Still, Mr. Obama insisted he has not "shelved" the commission's recommendations, but intends to work with both parties in Congress to draft a comprehensive plan to put the country on a sustainable fiscal track.

"This is a process in which each side, in both chambers of Congress, go back and forth and start trying to whittle their differences down until we arrive at something that has an actual chance of passage," the President told reporters. "My goal here is to actually solve this problem. It's not to get a good headline on the first day."

Reporters find answers like this infuriating, bereft of either passion or principle. Politically speaking, however, bland can work.

"It is very much characteristic of Mr. Obama's leadership style," Mr. Dimock noted. "Whether that's just the way he is, or whether it's strategic, a case could be made that it's a style that has done well for him."

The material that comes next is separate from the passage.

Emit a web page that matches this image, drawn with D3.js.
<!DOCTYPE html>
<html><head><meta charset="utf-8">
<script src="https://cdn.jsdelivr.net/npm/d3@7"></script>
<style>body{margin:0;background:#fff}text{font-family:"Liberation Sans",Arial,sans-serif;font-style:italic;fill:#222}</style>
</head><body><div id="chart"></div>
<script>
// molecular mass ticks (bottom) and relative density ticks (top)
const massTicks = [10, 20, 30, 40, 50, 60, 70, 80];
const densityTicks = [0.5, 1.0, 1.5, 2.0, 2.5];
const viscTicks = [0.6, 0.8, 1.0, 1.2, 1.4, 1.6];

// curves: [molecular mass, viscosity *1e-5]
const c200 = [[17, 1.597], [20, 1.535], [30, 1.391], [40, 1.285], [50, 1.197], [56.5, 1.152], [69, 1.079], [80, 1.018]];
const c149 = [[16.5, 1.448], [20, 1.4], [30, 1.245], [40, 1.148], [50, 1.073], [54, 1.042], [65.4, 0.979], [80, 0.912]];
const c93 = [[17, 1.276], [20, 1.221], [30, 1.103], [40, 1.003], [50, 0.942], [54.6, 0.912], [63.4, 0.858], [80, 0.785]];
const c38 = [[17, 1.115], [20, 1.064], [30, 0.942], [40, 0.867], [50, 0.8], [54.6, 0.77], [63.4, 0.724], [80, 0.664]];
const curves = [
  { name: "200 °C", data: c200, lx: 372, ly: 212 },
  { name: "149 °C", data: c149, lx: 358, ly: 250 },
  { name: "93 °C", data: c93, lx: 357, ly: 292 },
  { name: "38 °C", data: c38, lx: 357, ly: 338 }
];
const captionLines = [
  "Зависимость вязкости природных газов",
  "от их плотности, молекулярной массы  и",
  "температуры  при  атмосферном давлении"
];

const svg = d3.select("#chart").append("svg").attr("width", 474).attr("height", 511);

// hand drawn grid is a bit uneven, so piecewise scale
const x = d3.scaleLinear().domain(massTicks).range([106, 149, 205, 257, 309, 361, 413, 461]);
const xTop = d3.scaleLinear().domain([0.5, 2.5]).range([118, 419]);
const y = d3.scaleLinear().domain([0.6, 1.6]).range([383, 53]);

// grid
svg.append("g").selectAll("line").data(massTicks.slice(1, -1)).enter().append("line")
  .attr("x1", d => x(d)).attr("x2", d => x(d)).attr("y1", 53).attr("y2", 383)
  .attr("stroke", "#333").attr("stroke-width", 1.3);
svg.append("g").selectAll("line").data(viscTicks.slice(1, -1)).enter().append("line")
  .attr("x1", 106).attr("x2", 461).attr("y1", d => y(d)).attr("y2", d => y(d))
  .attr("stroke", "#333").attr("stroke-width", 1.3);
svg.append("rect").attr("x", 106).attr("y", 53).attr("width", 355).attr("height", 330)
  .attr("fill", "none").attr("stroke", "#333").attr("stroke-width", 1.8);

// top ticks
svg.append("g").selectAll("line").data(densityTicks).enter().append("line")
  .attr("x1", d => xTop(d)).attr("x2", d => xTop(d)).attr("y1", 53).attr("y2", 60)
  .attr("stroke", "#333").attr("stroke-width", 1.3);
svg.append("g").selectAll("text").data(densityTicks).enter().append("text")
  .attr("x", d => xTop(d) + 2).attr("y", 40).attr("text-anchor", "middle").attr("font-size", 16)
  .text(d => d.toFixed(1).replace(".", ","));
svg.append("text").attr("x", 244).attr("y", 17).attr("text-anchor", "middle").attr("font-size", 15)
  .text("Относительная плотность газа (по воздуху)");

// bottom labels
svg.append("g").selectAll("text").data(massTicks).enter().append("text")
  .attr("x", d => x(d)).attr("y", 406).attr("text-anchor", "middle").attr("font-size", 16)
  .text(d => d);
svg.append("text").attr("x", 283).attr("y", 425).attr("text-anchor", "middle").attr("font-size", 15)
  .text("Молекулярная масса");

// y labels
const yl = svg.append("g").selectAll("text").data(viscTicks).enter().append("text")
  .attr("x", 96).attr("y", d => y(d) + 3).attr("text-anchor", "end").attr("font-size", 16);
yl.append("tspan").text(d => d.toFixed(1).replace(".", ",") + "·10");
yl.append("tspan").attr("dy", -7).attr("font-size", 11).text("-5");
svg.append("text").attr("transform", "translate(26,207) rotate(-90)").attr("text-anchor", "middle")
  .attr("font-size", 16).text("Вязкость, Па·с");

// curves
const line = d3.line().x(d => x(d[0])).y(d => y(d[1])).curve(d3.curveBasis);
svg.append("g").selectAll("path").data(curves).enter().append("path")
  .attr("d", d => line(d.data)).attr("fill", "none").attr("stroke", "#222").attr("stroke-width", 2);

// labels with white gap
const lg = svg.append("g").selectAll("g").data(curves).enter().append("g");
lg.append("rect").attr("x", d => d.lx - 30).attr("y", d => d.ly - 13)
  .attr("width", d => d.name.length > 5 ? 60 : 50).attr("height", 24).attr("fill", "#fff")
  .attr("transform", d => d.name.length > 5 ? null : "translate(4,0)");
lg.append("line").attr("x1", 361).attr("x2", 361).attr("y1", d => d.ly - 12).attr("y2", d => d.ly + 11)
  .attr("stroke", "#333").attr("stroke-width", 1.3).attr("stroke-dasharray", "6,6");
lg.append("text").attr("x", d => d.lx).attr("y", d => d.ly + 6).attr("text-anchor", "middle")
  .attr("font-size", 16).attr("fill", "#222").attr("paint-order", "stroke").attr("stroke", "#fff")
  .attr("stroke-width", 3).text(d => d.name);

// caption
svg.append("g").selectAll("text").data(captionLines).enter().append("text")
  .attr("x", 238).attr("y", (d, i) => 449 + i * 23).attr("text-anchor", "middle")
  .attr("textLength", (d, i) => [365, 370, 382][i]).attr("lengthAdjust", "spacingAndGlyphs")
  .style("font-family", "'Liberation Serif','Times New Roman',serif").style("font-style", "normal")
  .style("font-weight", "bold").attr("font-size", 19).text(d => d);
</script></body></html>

His midterm election "shellacking" notwithstanding, Mr. Obama has repeatedly surprised pundits by winning major legislative victories on health-care reform, a $900-billion quasi-stimulus package of tax cuts and enriched unemployment benefits negotiated with Republicans in December and ending the ban on gays serving openly in the military.

He has a chance to prove himself again.

Well before he hunkers down with Republicans to tackle the country's structural deficit – which, left untouched, would add about $9-trillion to the $14-trillion federal debt by 2021 – the President must come to an agreement with GOP leaders to keep the government running after March 4.

Republicans are refusing to extend government funding beyond that date unless the White House agrees to more than $60-billion in cuts for the remainder of the 2011 fiscal year. The proposed GOP cuts take direct aim at some of Mr. Obama's signature policies, including federal aid to majority black colleges and funding to implement the President's health-care and financial reform laws.

Failure to reach a deal before March 4 could result in a government shutdown similar to the one that paralyzed the federal apparatus in 1995. Back then, a Democratic president refused to give in to Republican demands for bigger budget cuts. Politically, Bill Clinton emerged the winner, as voters blamed the GOP for its intransigence.

Late Tuesday, the White House put out a statement indicating the President would veto the Republican budget proposals if they land on his desk as is. The terse release went farther than Mr. Obama dared in his press conference only a few hours earlier. The March 4 deadline just got serious.

In depicting Republicans as the unreasonable ones – indeed, their cuts would immediately choke dozens of federal agencies and programs – the White House seeks to portray the President as the voice of reason.

After all, it's worked for him before – even if reporters hate it.